If You’ll Do Two Things, You’ll Have a Better Year

Before you get too far into the New Year, I have two suggestions. As I’ve been preparing for the message I will be preaching in two days, I found these two thoughts at the heart of Haggai’s words to a group of people that were missing it.

Are you familiar with the book of Haggai? It’s focused on getting a group of people out of the land of good intentions and into the land of fulfilled intentions. They, like so many of us, made a great commitment. One that focused on their relationship with God. They raised their hand and said, “You can count on us to rebuild God’s house.” But when things got tough, like they often do, they abandoned that commitment and focused instead on building their own homes. They put their own needs and desires before God.

So Haggai came along and told God’s people they needed to do two things:

  1. Look Back. “Give careful thought to your ways” (Haggai 1:5). Take inventory. They were busy, busy, busy – just like we often are – but busy doing the wrong things.
  2. Look ahead. “Go…bring…build…honor” (Haggai 1:8). Haggai drops four action words on God’s children that give them a new plan of action. He reminds them to put God’s will above their own. To live for His pleasure and honor.

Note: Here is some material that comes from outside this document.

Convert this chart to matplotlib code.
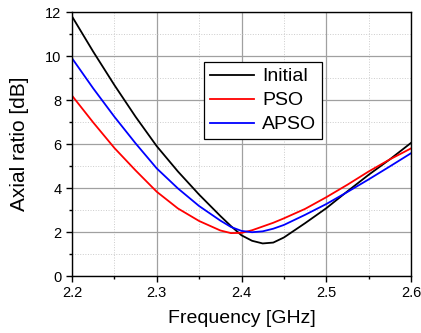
import matplotlib
matplotlib.use("Agg")
import matplotlib.pyplot as plt
from matplotlib.ticker import MultipleLocator

plt.rcParams['font.family'] = ['Liberation Sans', 'DejaVu Sans']

# frequency samples [GHz]
freq = [2.2, 2.225, 2.25, 2.275, 2.3, 2.325, 2.35, 2.375, 2.3875, 2.4, 2.4125,
        2.425, 2.4375, 2.45, 2.475, 2.5, 2.525, 2.55, 2.575, 2.6]
# axial ratio [dB]
ar_initial = [11.8, 10.2, 8.68, 7.24, 5.9, 4.75, 3.7, 2.73, 2.27, 1.85, 1.6,
              1.48, 1.52, 1.75, 2.4, 3.08, 3.85, 4.6, 5.3, 6.05]
ar_pso = [8.2, 6.98, 5.82, 4.8, 3.83, 3.07, 2.5, 2.07, 1.95, 1.96, 2.08,
          2.25, 2.42, 2.62, 3.05, 3.58, 4.15, 4.75, 5.3, 5.8]
ar_apso = [9.9, 8.53, 7.24, 6.03, 4.89, 3.98, 3.18, 2.52, 2.23, 2.05, 1.99,
           2.03, 2.15, 2.32, 2.78, 3.27, 3.82, 4.39, 4.98, 5.58]

fig = plt.figure(figsize=(4.21, 3.33), dpi=100)
ax = fig.add_axes([72/421, 1-276/333, 339/421, 264/333])

ax.plot(freq, ar_initial, color='black', lw=1.3, label='Initial')
ax.plot(freq, ar_pso, color='red', lw=1.3, label='PSO')
ax.plot(freq, ar_apso, color='blue', lw=1.3, label='APSO')

ax.set_xlim(2.2, 2.6)
ax.set_ylim(0, 12)
ax.xaxis.set_major_locator(MultipleLocator(0.1))
ax.xaxis.set_minor_locator(MultipleLocator(0.05))
ax.yaxis.set_major_locator(MultipleLocator(2))
ax.yaxis.set_minor_locator(MultipleLocator(1))
ax.grid(which='major', color='#a0a0a0', lw=0.9, ls='-')
ax.grid(which='minor', color='#cccccc', lw=0.7, ls=':')
ax.set_axisbelow(True)
ax.tick_params(which='major', direction='out', length=4, width=1, labelsize=10.5, pad=3.5)
ax.tick_params(which='minor', direction='out', length=2.5, width=1)
for s in ax.spines.values():
    s.set_linewidth(1)

ax.set_xlabel('Frequency [GHz]', fontsize=14, labelpad=7)
ax.set_ylabel('Axial ratio [dB]', fontsize=15, labelpad=12)

leg = ax.legend(loc='upper left', bbox_to_anchor=(0.389, 0.811), borderaxespad=0,
                fontsize=14, fancybox=False, edgecolor='black', framealpha=1,
                handlelength=2.3, handletextpad=0.4, labelspacing=0.33,
                borderpad=0.3)
leg.get_frame().set_linewidth(0.9)

fig.savefig('out.png', dpi=100)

It’s not complicated. If you’re hoping for a  better future, take some time to look back before you move ahead. Learn from your past and let what you learn guide your plans for the future.

What is past is prologue
What is past is prologue

Near the National Archives building in Washington, DC, there’s a statue named “Future”. Five words are written below it – “What is past is prologue.” Our past is leading us into the future. And it can give us a better future if we take the time to learn from it.

That was certainly the case with the people Haggai wrote to. Their lives changed. The temple got built. It pleased the Lord. God was honored. They were blessed. All because they reflected on the past and used what they learned to help them get busy doing the things that mattered most.